“Amour”, fino alla morte


CANNES – Se non fosse che Nanni Moretti non ha mai fatto mistero di detestarlo, Michael Haneke potrebbe candidarsi a una seconda Palma d’oro, dopo quella vinta per Il nastro bianco in questa domenica di festival, triste, invernale e piovosa (ma sempre con migliaia di cinefili in coda fuori dal Palais). C’è voluta una proiezione supplementare stamattina per l’attesissimo Amour, dato che quella delle 8,30 per la stampa è andata ben presto esaurita, molto prima dell’orario di inizio. Merito della grande attesa che circondava il film e soprattutto il ritorno al cinema, 14 anni dopo Ceux qui m’aiment prendront le train, di Jean-Louis Trintignant, attore mitico sia per il cinema francese che per quello italiano, a partire dal Sorpasso di Dino Risi. Attesa per una volta ben riposta. Infatti per Amour, che in Italia uscirà con Teodora il 31 ottobre, già si parla di capolavoro e non solo per la bravura degli interpreti: oltre a Trintignant, Emmanuelle Riva, anche lei ottuagenaria e spudoratamente brava.

Il film, che dà un senso nuovo alla riflessione sulla natura della violenza (in questo caso diremmo piuttosto sulla violenza della natura) tipica del cineasta austriaco, si svolge tutto in un appartamento. L’appartamento borghese di una anziana coppia di intellettuali, musicisti entrambi, Georges e Anna. Il loro ricco passato è testimoniato dai tanti libri e spartiti, dal bel pianoforte a coda del salotto, dagli album di fotografie e dai dischi che a volte riascoltano. La vita scorre serena, li vediamo andare insieme a un concerto (l’unica scena fuori dall’huis clos). La figlia Eva anche lei musicista (Isabelle Huppert, presenza costante per Haneke da La pianista in avanti) vive a Londra ed è molto presa dal suo mènage matrimoniale non proprio risolto e dalle tournée.

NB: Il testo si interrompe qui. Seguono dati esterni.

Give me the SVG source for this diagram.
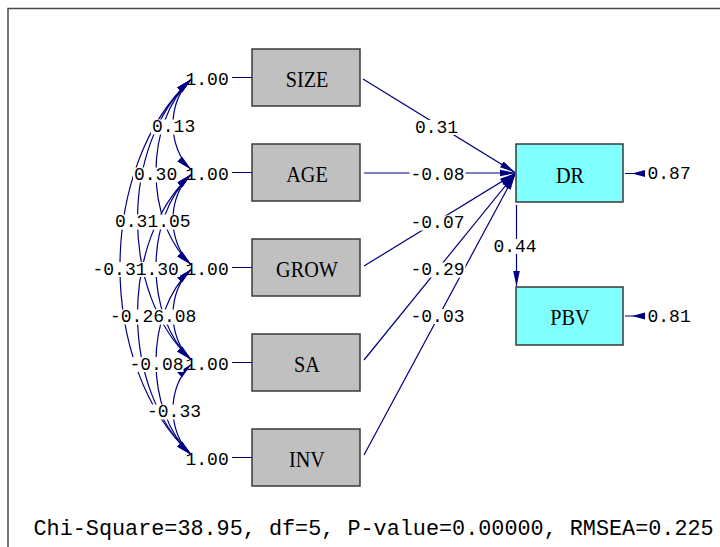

Improvvisamente, una mattina, mentre i due vecchi fanno colazione, Anna ha un vuoto, non risponde più al marito, non reagisce più, poco dopo si riprende ma senza ricordare l’accaduto. È l’ictus che la porterà con un lento ma inesorabile percorso di decadimento psicofisico verso l’irreparabile, accompagnata da un estremo, totale gesto d’amore di Georges. Eutanasia, certo. Che il film ci mostra con commovente e asciutta grazia. L’avevamo intuito fin dalla prima scena in cui vediamo la polizia entrare nell’appartamento sigillato e invaso dal cattivo odore per trovare il corpo di Anna disteso sul letto, ben vestito, col capo circondato di fiori, avvolto in una serenità assoluta.

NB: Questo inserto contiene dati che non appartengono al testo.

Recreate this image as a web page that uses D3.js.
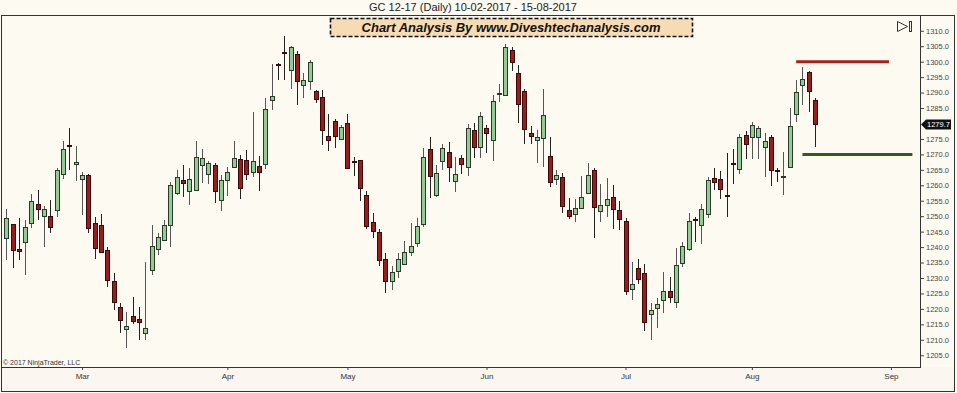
<!DOCTYPE html>
<html>
<head>
<meta charset="utf-8">
<script src="https://cdn.jsdelivr.net/npm/d3@7"></script>
<style>
  body { margin: 0; background: #fdfaf1; }
  svg { display: block; font-family: "Liberation Sans", Arial, sans-serif; }
</style>
</head>
<body>
<svg id="chart" width="957" height="393"></svg>
<script>
// GC 12-17 daily bars, 10-02-2017 .. 15-08-2017 (one entry per trading day)
const opens = [
  1242.8, 1247.4, 1239.3, 1241.7, 1247.7, 1254.1, 1249.8, 1250.0, 1251.8, 1263.5,
  1272.9, 1266.8, 1261.9, 1263.3, 1247.9, 1247.1, 1239.0, 1229.0, 1220.7, 1213.3,
  1217.7, 1216.6, 1212.1, 1232.6, 1239.6, 1242.3, 1247.1, 1257.6, 1261.7, 1258.1,
  1258.4, 1266.5, 1263.8, 1266.5, 1255.2, 1261.9, 1265.8, 1268.4, 1268.2, 1264.4,
  1266.2, 1267.1, 1287.5, 1299.3, 1303.1, 1297.3, 1302.6, 1292.7, 1294.0, 1290.6,
  1288.6, 1275.9, 1280.9, 1275.1, 1280.2, 1267.8, 1268.1, 1257.0, 1248.0, 1245.0,
  1236.0, 1229.0, 1232.0, 1234.7, 1238.5, 1241.2, 1247.6, 1271.9, 1256.8, 1268.1,
  1270.8, 1261.4, 1268.7, 1265.8, 1277.8, 1272.4, 1278.4, 1274.8, 1289.5, 1289.2,
  1303.9, 1296.4, 1290.5, 1276.8, 1274.6, 1275.1, 1269.4, 1261.9, 1262.7, 1252.0,
  1250.7, 1252.8, 1257.6, 1264.9, 1251.8, 1253.9, 1256.3, 1252.0, 1248.5, 1226.6,
  1233.1, 1231.5, 1218.5, 1220.1, 1222.9, 1225.9, 1222.3, 1234.7, 1239.6, 1249.2,
  1247.1, 1250.7, 1262.2, 1261.9, 1256.8, 1267.3, 1265.1, 1276.2, 1275.7, 1275.5,
  1272.5, 1275.5, 1264.9, 1262.6, 1266.0, 1283.3, 1292.4, 1296.7, 1287.6
];
const highs = [
  1252.2, 1247.6, 1249.3, 1248.7, 1257.2, 1258.5, 1253.3, 1255.2, 1265.5, 1274.4,
  1278.4, 1272.7, 1264.4, 1263.8, 1249.8, 1250.6, 1240.1, 1231.5, 1222.0, 1219.1,
  1223.9, 1220.7, 1235.3, 1247.1, 1244.6, 1248.7, 1261.1, 1264.9, 1266.5, 1265.5,
  1274.4, 1271.9, 1267.9, 1267.3, 1263.3, 1266.0, 1274.4, 1269.8, 1271.4, 1283.8,
  1269.4, 1288.1, 1299.4, 1299.6, 1308.3, 1305.0, 1303.5, 1296.2, 1300.7, 1290.8,
  1290.8, 1283.2, 1281.6, 1279.5, 1283.2, 1269.0, 1268.3, 1258.0, 1251.0, 1246.0,
  1238.0, 1234.0, 1238.0, 1242.0, 1247.8, 1249.3, 1272.2, 1275.5, 1266.5, 1273.3,
  1274.1, 1269.2, 1269.7, 1279.8, 1280.2, 1283.8, 1279.5, 1289.2, 1292.9, 1305.7,
  1304.6, 1298.9, 1291.3, 1279.1, 1277.8, 1291.0, 1275.5, 1265.1, 1264.0, 1255.8,
  1255.4, 1263.0, 1267.1, 1265.5, 1260.4, 1262.2, 1260.1, 1255.0, 1249.3, 1235.3,
  1236.3, 1234.5, 1221.8, 1223.4, 1232.0, 1230.4, 1239.6, 1241.7, 1250.9, 1249.8,
  1254.1, 1262.8, 1265.5, 1264.7, 1270.3, 1271.9, 1276.6, 1277.6, 1280.6, 1279.2,
  1276.8, 1276.2, 1265.5, 1270.8, 1284.9, 1294.0, 1298.4, 1297.1, 1288.1
];
const lows = [
  1235.8, 1233.1, 1235.8, 1230.9, 1246.3, 1248.7, 1239.9, 1244.6, 1249.8, 1261.9,
  1264.9, 1261.5, 1250.4, 1244.4, 1236.0, 1238.0, 1227.2, 1219.6, 1212.1, 1207.2,
  1215.1, 1209.9, 1209.9, 1230.9, 1237.4, 1242.1, 1239.9, 1256.8, 1256.1, 1253.6,
  1258.2, 1260.6, 1260.4, 1254.3, 1251.8, 1256.5, 1265.5, 1255.5, 1261.7, 1262.7,
  1258.2, 1265.4, 1284.3, 1294.0, 1294.0, 1291.3, 1285.9, 1288.1, 1290.8, 1286.5,
  1273.0, 1271.1, 1272.2, 1274.6, 1265.4, 1263.0, 1255.0, 1246.0, 1243.0, 1234.0,
  1225.0, 1226.0, 1230.0, 1234.5, 1237.1, 1240.1, 1246.6, 1256.0, 1256.3, 1264.9,
  1261.1, 1257.9, 1263.8, 1262.9, 1268.7, 1268.7, 1270.3, 1267.9, 1287.0, 1288.8,
  1297.0, 1280.2, 1273.5, 1273.5, 1267.3, 1266.0, 1259.5, 1260.0, 1251.1, 1249.0,
  1248.2, 1252.5, 1257.2, 1243.1, 1248.2, 1249.6, 1246.0, 1245.5, 1224.5, 1222.9,
  1228.2, 1212.9, 1209.9, 1213.7, 1218.8, 1222.0, 1220.2, 1233.6, 1238.8, 1241.7,
  1241.0, 1249.3, 1258.4, 1255.4, 1249.8, 1260.4, 1263.6, 1268.4, 1268.4, 1268.4,
  1262.8, 1259.7, 1261.2, 1256.8, 1265.8, 1280.6, 1286.0, 1283.8, 1272.5
];
const closes = [
  1249.3, 1239.0, 1238.8, 1246.6, 1254.9, 1252.5, 1252.2, 1246.4, 1264.9, 1271.6,
  1272.5, 1267.4, 1263.3, 1246.0, 1239.8, 1238.5, 1229.3, 1222.3, 1216.4, 1214.4,
  1216.2, 1215.5, 1213.7, 1240.3, 1243.4, 1247.1, 1260.1, 1262.8, 1260.6, 1261.9,
  1269.0, 1268.7, 1267.3, 1258.1, 1261.7, 1264.4, 1268.7, 1259.0, 1263.6, 1267.9,
  1264.4, 1284.8, 1288.8, 1298.9, 1302.7, 1304.8, 1294.0, 1294.2, 1300.0, 1288.1,
  1277.8, 1274.6, 1276.2, 1278.9, 1265.8, 1267.4, 1259.0, 1247.0, 1245.0, 1236.0,
  1229.0, 1232.0, 1236.0, 1238.5, 1240.3, 1246.8, 1269.2, 1263.3, 1264.0, 1272.2,
  1266.0, 1263.6, 1266.8, 1278.4, 1272.4, 1282.4, 1276.8, 1287.3, 1289.9, 1304.6,
  1300.0, 1286.5, 1278.1, 1275.7, 1275.5, 1282.7, 1261.1, 1263.3, 1253.2, 1250.0,
  1252.5, 1256.3, 1263.3, 1252.8, 1253.6, 1255.7, 1252.5, 1249.0, 1225.9, 1228.2,
  1229.5, 1215.8, 1219.8, 1221.5, 1225.9, 1223.9, 1234.2, 1240.3, 1248.5, 1248.8,
  1252.2, 1261.7, 1260.8, 1258.7, 1256.4, 1266.9, 1275.5, 1273.3, 1279.5, 1278.4,
  1274.4, 1264.7, 1264.5, 1263.0, 1279.2, 1290.3, 1294.3, 1290.6, 1279.7
];

// first bar of each month (bar index), Sep is in the empty future area
const monthLabels = ["Mar", "Apr", "May", "Jun", "Jul", "Aug", "Sep"];
const monthBars = [12, 35, 54, 76, 98, 118, 140];

// drawn levels
const levelPrices = [1300, 1270];
const levelStart = [125, 126];
const levelEnd = [139.7, 143.4];
const levelColors = ["#a8201c", "#3a5a1c"];

const priceTicks = d3.range(1205, 1311, 5).filter(v => v !== 1280);
const lastPrice = closes[closes.length - 1];

const svg = d3.select("#chart"),
  width = +svg.attr("width"),
  height = +svg.attr("height");

const plot = { left: 1, top: 15, right: 920, bottom: 367 };

svg.append("rect").attr("width", width).attr("height", height).attr("fill", "#fdfaf1");
svg.append("rect")
  .attr("x", 1).attr("y", plot.bottom).attr("width", 954).attr("height", 24)
  .attr("fill", "#fcf6f0");

const x = d3.scaleLinear().domain([-0.82, 144.6]).range([plot.left, plot.right]);
const y = d3.scaleLinear().domain([1201.2, 1315.1]).range([plot.bottom, plot.top]);

// title
svg.append("text")
  .attr("x", 473).attr("y", 11)
  .attr("text-anchor", "middle")
  .attr("font-size", 11)
  .attr("fill", "#222")
  .text("GC 12-17 (Daily)  10-02-2017 - 15-08-2017");

// frame
const frame = svg.append("g").attr("stroke", "#333").attr("fill", "none").attr("shape-rendering", "crispEdges");
frame.append("rect").attr("x", 1.5).attr("y", 15.5).attr("width", 953).attr("height", 376);
frame.append("line").attr("x1", 1).attr("x2", plot.right).attr("y1", plot.bottom + 0.5).attr("y2", plot.bottom + 0.5);
frame.append("line").attr("x1", plot.right + 0.5).attr("x2", plot.right + 0.5).attr("y1", 15).attr("y2", plot.bottom + 1);

// candles
const bars = d3.range(opens.length).map(i => ({
  i, o: opens[i], h: highs[i], l: lows[i], c: closes[i]
}));

const cg = svg.append("g").attr("shape-rendering", "crispEdges");
cg.selectAll(".wick")
  .data(bars)
  .enter().append("line")
  .attr("class", "wick")
  .attr("x1", d => Math.round(x(d.i)) + 0.5)
  .attr("x2", d => Math.round(x(d.i)) + 0.5)
  .attr("y1", d => y(d.h))
  .attr("y2", d => y(d.l))
  .attr("stroke", d => d.c >= d.o ? "#555" : "#222")
  .attr("stroke-width", 1);

cg.selectAll(".body")
  .data(bars)
  .enter().append("rect")
  .attr("class", "body")
  .attr("x", d => Math.round(x(d.i)) - 1.5)
  .attr("width", 4)
  .attr("y", d => Math.round(y(Math.max(d.o, d.c))) + 0.5)
  .attr("height", d => Math.max(1, Math.round(Math.abs(y(d.o) - y(d.c)))))
  .attr("fill", d => d.c >= d.o ? "#93cc93" : "#9a1c1c")
  .attr("stroke", d => d.c >= d.o ? "#2a3a2a" : "#3a0a0a")
  .attr("stroke-width", 1);

// level lines
svg.selectAll(".level")
  .data(levelPrices)
  .enter().append("line")
  .attr("class", "level")
  .attr("x1", (d, i) => x(levelStart[i]))
  .attr("x2", (d, i) => x(levelEnd[i]))
  .attr("y1", d => y(d))
  .attr("y2", d => y(d))
  .attr("stroke", (d, i) => levelColors[i])
  .attr("stroke-width", 3);

// price axis
const yAxis = svg.append("g")
  .attr("transform", `translate(${plot.right},0)`)
  .call(d3.axisRight(y).tickValues(priceTicks).tickSize(4).tickPadding(2).tickFormat(d3.format(".1f")));
yAxis.select(".domain").remove();
yAxis.selectAll("line").attr("stroke", "#444");
yAxis.selectAll("text").attr("font-size", 7.5).attr("fill", "#444").attr("font-family", "Liberation Sans, Arial, sans-serif");

// last price marker
const ly = y(lastPrice);
svg.append("path")
  .attr("d", `M${plot.right + 1},${ly} L${plot.right + 6},${ly - 5} L${plot.right + 31},${ly - 5} L${plot.right + 31},${ly + 5} L${plot.right + 6},${ly + 5} Z`)
  .attr("fill", "#111");
svg.append("text")
  .attr("x", plot.right + 7).attr("y", ly + 3)
  .attr("font-size", 7.5).attr("fill", "#fff")
  .text(d3.format(".1f")(lastPrice));

// time axis
const xAxis = svg.append("g")
  .attr("transform", `translate(0,${plot.bottom})`)
  .call(d3.axisBottom(x).tickValues(monthBars).tickSize(3).tickPadding(3)
    .tickFormat((d, i) => monthLabels[i]));
xAxis.select(".domain").remove();
xAxis.selectAll("line").attr("stroke", "#444");
xAxis.selectAll("text").attr("font-size", 8).attr("fill", "#333").attr("font-family", "Liberation Sans, Arial, sans-serif");

// copyright
svg.append("text")
  .attr("x", 3).attr("y", 365)
  .attr("font-size", 7).attr("fill", "#333")
  .text("\u00a9 2017 NinjaTrader, LLC");

// banner
svg.append("rect")
  .attr("x", 330.5).attr("y", 18.5).attr("width", 362).attr("height", 18)
  .attr("fill", "#f7dcb3")
  .attr("stroke", "#111").attr("stroke-width", 1.6).attr("stroke-dasharray", "4,2");
svg.append("text")
  .attr("x", 511).attr("y", 32)
  .attr("text-anchor", "middle")
  .attr("font-size", 13).attr("font-weight", "bold").attr("font-style", "italic")
  .attr("fill", "#111")
  .text("Chart Analysis By www.Diveshtechanalysis.com");

// scroll-to-end icon
svg.append("path")
  .attr("d", "M897.5,21.5 L907.5,26.5 L897.5,31.5 Z")
  .attr("fill", "none").attr("stroke", "#333");
svg.append("rect")
  .attr("x", 909.5).attr("y", 21.5).attr("width", 2).attr("height", 10)
  .attr("fill", "none").attr("stroke", "#333");
</script>
</body>
</html>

“Arrivando a una certa età – chiarisce il 70enne cineasta che ormai lavora in Francia come a casa propria – ci si deve per forza confrontare con le sofferenze di chi amiamo e anch’io l’ho sperimentato”. E Isabelle Huppert, che curiosamente sarà interprete anche di un altro film sull’eutanasia, Bella addormentata di Marco Bellocchio, aggiunge a proposito del suo personaggio, incapace di dare un reale sostegno ai suoi cari che pure ama: “Eva non è crudele verso i suoi genitori, è la situazione che è crudele. C’è qualcosa che separa inevitabilmente i morti dai vivi. Per lei la vita è un fiume che scorre ancora, mentre nella casa dei suoi c’è qualcosa che va verso la fine, verso l’esaurimento”. Felice del ruolo Emmanuelle Riva, che mostra con coraggio il suo corpo anche nudo e tutta la via crucis della malattia, la paralisi, la rabbia, il non voler più vivere, l’incapacità di deglutire, il linguaggio che via via regredisce, sempre accudita dal marito. Racconta la Riva, che esordì con Hiroshima mon amour: “Niente mi è sembrato difficile, per due mesi mi sono messa al posto di Anna gioiosamente”. Ancora, un giornalista domanda a Isabelle Huppert – che oggi è in concorso anche con la commedia coreana In Another Country di Hong Sangsoo – come sia subire la violenza della rappresentazione, ma lei replica decisa: “Non sono gli attori che soffrono, ma gli spettatori”. E a questo punto Haneke ha l’occasione per una precisazione che sta evidentemente a cuore: “Non mi sento uno specialista della violenza, come spesso si dice”.

Girato quasi del tutto in sequenza cronologica, Amour è, come dice il suo autore, un “film semplice” ma di una complessità umana che non può lasciare indifferente nessuno.